I'd been invited by Prof Kandaswamy Bharathan to lecture at the Indian Institute of Management (IIM-Ahmedabad) on "The Changing Role of Film Festivals: From Script to Screen". This was for a post-graduate management course called 'Contemporary Film Industry - a business perspective,' which he describes as the "first comprehensive course on the business of movies to be taught in business schools in the country." Previous guest lecturers include Aamir Khan, Karan Johar, and actors R Madhavan and Dhanush. The IIM campus has exhilarating, iconic buildings designed by American architect Louis Kahn, red brick buildings with enormous geometric motifs - holes, arches and rectangles in the walls that cheerfully invite light, air, the sky and trees inside the building, even as they keep the buildings cool and ventilated. The library is at the heart of a sprawling set of buildings that connects the professors' rooms, classrooms and student living quarters in one seamless space.
Travelling to Patan and Modhera, I ask the young tourist guide accompanying me, a Hindu, about 26, what he thought about the Gujarat riots of 2002, in which over 1,000 were killed, the majority of them Muslims. "The end result, peace, was good, but the means to achieve this wasn't right," he says. Their family, in the paper business, incurred losses because of the riots, as their key suppliers were Muslims. "There was a restaurant run by a Muslim near my house that was set on fire during the riots, and for six days, no one dared to even go in, take the owner's corpse out and bury it." He said Muslims mostly continued to live in the old city, and it is difficult for them to get a house in the new city, because Hindu residents will insist on giving flats only to vegetarians. But another Ahmedabad resident told me she is very pleased to see Muslims, including women, at malls and salons in the new city, and confidently mentioning their names at the doctor's, not hesitant, as they once were, to indicate their identity.

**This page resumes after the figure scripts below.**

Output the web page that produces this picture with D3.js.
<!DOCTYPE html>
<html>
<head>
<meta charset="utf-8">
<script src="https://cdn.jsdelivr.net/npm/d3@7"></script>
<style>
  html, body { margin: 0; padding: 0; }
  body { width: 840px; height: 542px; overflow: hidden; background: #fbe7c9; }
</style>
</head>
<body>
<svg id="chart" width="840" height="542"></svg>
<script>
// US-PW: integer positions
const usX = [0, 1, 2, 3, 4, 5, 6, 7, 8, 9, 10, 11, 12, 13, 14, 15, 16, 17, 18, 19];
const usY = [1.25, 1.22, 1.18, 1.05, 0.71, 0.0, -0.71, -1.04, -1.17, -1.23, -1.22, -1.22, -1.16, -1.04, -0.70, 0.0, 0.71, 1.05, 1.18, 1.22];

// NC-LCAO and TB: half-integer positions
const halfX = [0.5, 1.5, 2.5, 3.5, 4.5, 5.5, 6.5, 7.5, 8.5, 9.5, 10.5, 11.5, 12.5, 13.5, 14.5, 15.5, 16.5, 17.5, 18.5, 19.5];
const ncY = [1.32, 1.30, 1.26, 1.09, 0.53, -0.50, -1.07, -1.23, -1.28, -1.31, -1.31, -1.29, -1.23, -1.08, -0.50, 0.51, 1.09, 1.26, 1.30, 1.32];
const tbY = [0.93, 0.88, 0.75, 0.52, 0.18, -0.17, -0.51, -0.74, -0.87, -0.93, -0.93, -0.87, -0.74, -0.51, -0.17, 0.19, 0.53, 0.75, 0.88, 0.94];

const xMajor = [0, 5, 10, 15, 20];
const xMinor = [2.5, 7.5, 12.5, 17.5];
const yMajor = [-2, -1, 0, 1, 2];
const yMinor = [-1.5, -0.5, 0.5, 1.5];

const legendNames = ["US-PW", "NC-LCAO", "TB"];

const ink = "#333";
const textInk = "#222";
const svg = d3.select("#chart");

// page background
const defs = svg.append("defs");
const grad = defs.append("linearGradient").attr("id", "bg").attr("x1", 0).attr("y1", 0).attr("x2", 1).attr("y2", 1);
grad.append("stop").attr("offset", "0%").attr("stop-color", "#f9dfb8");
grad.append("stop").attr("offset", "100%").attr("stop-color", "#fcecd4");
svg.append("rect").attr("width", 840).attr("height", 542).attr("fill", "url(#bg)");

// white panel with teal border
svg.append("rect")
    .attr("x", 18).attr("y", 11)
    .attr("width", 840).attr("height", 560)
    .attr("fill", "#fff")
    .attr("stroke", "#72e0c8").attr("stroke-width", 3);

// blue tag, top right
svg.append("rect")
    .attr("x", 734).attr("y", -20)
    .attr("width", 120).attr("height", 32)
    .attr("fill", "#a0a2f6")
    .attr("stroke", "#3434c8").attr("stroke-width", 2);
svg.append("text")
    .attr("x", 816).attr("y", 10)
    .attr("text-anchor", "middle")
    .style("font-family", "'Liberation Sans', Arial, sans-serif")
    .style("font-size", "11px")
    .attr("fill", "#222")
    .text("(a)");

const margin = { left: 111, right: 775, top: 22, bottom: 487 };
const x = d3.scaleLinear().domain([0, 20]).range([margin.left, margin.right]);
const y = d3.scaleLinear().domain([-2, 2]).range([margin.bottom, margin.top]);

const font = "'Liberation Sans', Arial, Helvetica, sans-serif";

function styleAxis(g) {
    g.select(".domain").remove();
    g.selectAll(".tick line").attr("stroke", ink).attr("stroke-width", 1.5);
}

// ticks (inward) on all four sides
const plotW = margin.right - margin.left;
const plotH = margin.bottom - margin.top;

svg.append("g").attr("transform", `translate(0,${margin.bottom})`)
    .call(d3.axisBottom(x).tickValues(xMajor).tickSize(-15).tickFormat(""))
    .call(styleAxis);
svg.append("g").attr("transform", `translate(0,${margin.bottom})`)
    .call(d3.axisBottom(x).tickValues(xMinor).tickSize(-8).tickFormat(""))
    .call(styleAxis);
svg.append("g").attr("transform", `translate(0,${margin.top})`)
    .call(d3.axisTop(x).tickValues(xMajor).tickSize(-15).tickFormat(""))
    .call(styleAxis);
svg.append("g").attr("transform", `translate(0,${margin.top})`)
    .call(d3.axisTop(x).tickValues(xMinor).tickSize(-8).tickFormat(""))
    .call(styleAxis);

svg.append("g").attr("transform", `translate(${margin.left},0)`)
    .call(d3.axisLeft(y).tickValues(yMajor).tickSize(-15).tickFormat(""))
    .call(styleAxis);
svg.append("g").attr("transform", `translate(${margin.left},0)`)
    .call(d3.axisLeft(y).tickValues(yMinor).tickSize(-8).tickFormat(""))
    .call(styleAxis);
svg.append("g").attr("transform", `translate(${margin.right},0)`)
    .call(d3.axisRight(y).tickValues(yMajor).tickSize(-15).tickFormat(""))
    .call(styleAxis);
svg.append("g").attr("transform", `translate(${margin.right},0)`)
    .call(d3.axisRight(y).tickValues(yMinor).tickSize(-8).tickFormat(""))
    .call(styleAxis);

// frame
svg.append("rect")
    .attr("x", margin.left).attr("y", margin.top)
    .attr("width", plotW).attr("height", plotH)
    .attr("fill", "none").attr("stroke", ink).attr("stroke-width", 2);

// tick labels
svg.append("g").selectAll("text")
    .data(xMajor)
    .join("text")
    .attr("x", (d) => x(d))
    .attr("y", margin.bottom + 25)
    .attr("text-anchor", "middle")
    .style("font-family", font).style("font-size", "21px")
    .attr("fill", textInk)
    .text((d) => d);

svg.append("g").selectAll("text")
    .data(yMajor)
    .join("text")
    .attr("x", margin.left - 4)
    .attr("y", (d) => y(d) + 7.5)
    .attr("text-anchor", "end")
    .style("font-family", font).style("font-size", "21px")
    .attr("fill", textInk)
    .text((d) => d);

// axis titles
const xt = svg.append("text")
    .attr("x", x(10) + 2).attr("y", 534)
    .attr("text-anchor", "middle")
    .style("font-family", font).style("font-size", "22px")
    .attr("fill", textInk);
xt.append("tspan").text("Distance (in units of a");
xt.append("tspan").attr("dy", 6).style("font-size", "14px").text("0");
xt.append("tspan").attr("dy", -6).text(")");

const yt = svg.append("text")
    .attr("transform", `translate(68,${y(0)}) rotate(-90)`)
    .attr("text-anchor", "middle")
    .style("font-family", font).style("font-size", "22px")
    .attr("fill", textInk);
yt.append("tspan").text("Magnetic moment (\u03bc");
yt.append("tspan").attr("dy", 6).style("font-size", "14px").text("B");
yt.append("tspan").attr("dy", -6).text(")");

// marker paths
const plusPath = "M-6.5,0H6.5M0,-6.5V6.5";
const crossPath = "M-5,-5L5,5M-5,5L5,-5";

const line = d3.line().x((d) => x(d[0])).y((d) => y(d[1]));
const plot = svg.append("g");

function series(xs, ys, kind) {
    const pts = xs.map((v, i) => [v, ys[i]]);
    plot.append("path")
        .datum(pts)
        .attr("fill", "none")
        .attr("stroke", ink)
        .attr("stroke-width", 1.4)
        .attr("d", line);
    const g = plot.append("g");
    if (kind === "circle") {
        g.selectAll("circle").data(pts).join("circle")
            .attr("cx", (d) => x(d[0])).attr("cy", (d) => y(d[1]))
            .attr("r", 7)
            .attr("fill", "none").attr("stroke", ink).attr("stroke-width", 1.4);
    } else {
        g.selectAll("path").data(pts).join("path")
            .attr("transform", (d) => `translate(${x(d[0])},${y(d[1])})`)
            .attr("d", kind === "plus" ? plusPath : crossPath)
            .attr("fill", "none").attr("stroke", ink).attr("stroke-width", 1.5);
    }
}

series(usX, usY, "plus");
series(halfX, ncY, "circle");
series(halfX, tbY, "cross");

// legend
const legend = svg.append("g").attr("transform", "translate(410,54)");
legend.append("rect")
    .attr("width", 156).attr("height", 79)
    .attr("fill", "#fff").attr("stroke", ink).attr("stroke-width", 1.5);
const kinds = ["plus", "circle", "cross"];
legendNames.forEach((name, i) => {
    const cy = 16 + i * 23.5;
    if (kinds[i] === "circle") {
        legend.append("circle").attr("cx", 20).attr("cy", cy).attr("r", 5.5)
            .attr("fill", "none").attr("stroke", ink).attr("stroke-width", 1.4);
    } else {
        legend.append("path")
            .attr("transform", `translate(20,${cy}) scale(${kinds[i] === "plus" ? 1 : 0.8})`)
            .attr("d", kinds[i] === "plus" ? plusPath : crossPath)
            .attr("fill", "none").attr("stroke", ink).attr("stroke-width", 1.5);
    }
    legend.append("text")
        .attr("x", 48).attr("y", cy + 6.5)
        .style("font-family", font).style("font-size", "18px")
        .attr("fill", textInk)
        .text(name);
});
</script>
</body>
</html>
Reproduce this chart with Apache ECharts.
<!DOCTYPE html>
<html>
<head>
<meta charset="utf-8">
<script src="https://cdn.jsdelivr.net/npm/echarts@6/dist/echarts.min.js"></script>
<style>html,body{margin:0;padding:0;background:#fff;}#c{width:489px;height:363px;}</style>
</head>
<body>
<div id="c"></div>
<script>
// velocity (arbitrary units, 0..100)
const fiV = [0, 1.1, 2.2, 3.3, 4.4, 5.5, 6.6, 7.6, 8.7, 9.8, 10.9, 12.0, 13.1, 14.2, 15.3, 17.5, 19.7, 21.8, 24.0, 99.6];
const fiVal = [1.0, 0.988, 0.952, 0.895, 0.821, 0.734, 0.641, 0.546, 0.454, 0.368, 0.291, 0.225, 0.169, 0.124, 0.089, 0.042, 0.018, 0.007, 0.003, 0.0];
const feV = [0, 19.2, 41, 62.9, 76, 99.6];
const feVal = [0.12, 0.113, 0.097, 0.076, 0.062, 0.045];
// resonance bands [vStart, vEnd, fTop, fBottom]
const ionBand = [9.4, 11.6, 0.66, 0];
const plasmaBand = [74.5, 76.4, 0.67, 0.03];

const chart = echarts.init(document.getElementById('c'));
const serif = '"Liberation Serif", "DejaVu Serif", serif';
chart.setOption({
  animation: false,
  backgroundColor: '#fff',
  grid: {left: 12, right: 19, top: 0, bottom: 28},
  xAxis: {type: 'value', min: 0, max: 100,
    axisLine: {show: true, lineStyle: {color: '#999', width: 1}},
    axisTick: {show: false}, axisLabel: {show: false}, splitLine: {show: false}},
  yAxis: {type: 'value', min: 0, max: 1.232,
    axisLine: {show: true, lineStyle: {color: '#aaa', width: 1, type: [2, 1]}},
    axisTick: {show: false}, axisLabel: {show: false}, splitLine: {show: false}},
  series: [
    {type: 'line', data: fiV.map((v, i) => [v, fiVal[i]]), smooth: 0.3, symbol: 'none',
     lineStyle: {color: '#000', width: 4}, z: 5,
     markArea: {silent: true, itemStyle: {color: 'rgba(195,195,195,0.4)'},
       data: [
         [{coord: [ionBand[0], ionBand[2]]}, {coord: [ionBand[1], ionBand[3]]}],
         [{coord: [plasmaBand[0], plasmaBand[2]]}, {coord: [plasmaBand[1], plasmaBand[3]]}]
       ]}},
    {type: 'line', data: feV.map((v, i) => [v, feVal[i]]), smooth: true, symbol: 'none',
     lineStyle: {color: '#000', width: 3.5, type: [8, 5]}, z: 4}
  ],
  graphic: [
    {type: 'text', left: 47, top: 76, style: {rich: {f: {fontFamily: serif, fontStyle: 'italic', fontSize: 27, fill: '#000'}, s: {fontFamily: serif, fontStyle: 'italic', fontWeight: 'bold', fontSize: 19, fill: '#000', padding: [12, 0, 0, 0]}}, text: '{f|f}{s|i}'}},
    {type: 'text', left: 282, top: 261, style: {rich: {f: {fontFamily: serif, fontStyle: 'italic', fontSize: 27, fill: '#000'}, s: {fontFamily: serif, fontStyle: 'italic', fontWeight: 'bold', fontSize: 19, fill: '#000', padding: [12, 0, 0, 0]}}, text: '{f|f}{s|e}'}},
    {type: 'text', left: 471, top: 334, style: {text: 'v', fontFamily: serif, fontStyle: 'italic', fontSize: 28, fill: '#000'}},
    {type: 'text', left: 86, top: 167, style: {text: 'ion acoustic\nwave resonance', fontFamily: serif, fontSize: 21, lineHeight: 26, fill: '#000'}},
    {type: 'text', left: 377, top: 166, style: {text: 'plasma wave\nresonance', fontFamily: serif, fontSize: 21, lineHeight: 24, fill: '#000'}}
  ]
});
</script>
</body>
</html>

At Modhera's 11th century Sun Temple built by King Bhimdev, is the spectacular kund, a step well, with geometric patterns whose designers revelled in the shadows cast on the stone steps by the sun as it travelled across the sky. Inside the temple, the sanctum sanctorum is empty, with the main statue missing. But, on its carved pillars, there are all kinds of acrobatic amorous couples, threesomes, and gang mischief, and even a woman and animal kissing. Let me just say this is a Gujarat you won't see in the government advertisements for the state, nor will those frothing at the mouth over Padmavat, have the courage to acknowledge.